*EXERCISE REQUIREMENTS:* Print, word for word, the opening line of the data below and every line after it through the line that contains "const blogTypeValues = [64, 16, 27];", but not the pictures.
─── DATA FOR PROCESSING
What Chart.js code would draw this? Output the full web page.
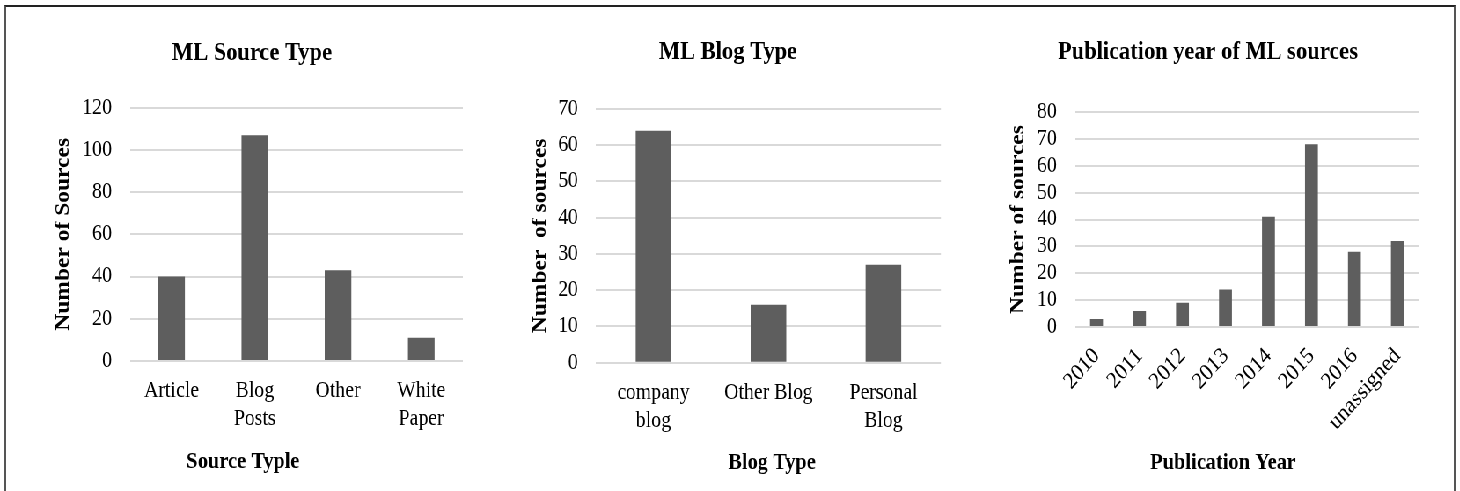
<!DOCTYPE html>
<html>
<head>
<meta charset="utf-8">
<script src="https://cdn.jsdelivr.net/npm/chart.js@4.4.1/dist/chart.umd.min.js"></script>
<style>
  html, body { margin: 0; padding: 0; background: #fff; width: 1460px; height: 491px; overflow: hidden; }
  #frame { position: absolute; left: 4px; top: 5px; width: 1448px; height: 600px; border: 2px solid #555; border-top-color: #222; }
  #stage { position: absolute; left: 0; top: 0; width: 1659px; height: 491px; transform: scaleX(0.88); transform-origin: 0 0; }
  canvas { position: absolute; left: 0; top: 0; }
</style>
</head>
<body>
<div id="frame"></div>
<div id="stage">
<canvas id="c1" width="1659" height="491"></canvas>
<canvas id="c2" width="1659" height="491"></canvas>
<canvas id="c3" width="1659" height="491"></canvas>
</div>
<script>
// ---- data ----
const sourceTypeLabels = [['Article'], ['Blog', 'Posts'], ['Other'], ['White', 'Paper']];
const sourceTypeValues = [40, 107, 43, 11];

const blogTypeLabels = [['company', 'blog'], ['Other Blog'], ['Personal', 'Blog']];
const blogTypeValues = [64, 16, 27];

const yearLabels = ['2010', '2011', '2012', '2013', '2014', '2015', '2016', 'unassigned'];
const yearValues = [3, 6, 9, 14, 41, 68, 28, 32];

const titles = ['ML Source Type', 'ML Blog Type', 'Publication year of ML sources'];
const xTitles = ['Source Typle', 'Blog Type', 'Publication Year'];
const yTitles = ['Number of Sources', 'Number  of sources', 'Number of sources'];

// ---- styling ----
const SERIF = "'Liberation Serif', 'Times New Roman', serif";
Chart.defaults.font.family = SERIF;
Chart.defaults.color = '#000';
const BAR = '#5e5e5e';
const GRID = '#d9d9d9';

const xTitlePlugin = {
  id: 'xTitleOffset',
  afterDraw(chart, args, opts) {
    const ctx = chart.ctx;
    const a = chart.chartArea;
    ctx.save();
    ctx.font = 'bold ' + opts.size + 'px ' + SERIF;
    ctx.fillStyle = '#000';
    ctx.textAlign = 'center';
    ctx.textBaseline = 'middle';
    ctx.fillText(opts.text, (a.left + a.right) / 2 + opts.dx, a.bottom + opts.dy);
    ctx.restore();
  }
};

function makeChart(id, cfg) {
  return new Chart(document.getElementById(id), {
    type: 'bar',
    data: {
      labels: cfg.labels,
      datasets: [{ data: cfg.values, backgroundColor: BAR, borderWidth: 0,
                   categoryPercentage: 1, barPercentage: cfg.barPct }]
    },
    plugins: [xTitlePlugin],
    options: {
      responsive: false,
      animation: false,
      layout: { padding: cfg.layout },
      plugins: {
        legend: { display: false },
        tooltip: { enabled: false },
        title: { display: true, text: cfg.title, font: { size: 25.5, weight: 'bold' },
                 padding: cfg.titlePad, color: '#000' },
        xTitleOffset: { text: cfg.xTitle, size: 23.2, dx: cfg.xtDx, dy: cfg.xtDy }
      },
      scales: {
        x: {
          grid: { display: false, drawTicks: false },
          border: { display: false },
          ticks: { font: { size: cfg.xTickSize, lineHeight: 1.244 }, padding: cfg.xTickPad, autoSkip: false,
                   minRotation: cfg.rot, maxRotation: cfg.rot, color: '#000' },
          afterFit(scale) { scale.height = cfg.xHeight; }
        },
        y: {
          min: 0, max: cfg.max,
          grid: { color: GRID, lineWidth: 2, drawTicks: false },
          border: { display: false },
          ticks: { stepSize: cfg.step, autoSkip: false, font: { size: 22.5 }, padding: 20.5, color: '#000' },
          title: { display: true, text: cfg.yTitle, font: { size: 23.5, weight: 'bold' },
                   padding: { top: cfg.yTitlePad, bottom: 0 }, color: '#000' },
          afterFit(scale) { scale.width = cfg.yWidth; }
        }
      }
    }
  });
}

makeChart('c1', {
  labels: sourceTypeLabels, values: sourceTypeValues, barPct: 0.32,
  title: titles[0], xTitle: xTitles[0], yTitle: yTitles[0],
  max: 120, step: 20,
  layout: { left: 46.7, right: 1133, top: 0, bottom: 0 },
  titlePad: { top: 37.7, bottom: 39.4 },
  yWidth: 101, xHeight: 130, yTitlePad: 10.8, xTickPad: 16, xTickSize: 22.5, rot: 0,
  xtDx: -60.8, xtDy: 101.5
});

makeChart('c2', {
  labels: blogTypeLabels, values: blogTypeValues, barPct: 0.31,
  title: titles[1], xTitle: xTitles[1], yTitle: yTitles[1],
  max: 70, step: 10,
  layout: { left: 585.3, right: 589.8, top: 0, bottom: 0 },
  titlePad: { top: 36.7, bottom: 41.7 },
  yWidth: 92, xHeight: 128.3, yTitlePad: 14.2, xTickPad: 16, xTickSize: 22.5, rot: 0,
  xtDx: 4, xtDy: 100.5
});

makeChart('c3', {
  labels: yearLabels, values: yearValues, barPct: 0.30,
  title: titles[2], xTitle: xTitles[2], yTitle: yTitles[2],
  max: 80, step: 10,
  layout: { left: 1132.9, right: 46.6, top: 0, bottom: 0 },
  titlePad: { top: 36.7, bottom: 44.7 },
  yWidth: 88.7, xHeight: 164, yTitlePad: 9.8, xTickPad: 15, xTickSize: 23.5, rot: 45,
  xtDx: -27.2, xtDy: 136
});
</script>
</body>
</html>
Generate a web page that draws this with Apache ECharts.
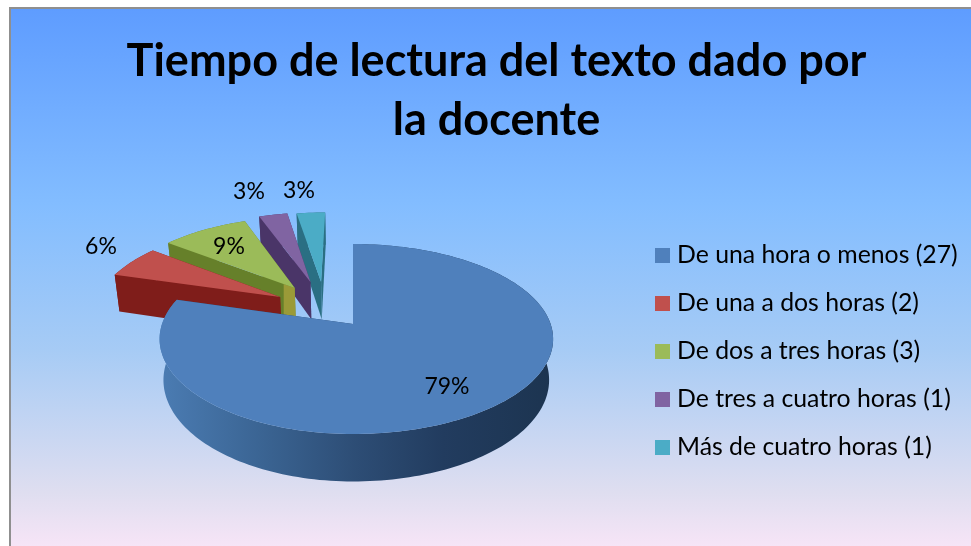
──────
*FULL ANSWER:*
What Chart.js code would draw this? Output the full web page.
<!DOCTYPE html>
<html>
<head>
<meta charset="utf-8">
<script src="https://cdn.jsdelivr.net/npm/chart.js@4.4.1/dist/chart.umd.min.js"></script>
<style>
  html, body { margin: 0; padding: 0; background: #fff; width: 1460px; height: 491px; overflow: hidden; }
  #frame { position: absolute; left: 4px; top: 5px; width: 1448px; height: 600px; border: 2px solid #555; border-top-color: #222; }
  #stage { position: absolute; left: 0; top: 0; width: 1659px; height: 491px; transform: scaleX(0.88); transform-origin: 0 0; }
  canvas { position: absolute; left: 0; top: 0; }
</style>
</head>
<body>
<div id="frame"></div>
<div id="stage">
<canvas id="c1" width="1659" height="491"></canvas>
<canvas id="c2" width="1659" height="491"></canvas>
<canvas id="c3" width="1659" height="491"></canvas>
</div>
<script>
// ---- data ----
const sourceTypeLabels = [['Article'], ['Blog', 'Posts'], ['Other'], ['White', 'Paper']];
const sourceTypeValues = [40, 107, 43, 11];

const blogTypeLabels = [['company', 'blog'], ['Other Blog'], ['Personal', 'Blog']];
const blogTypeValues = [64, 16, 27];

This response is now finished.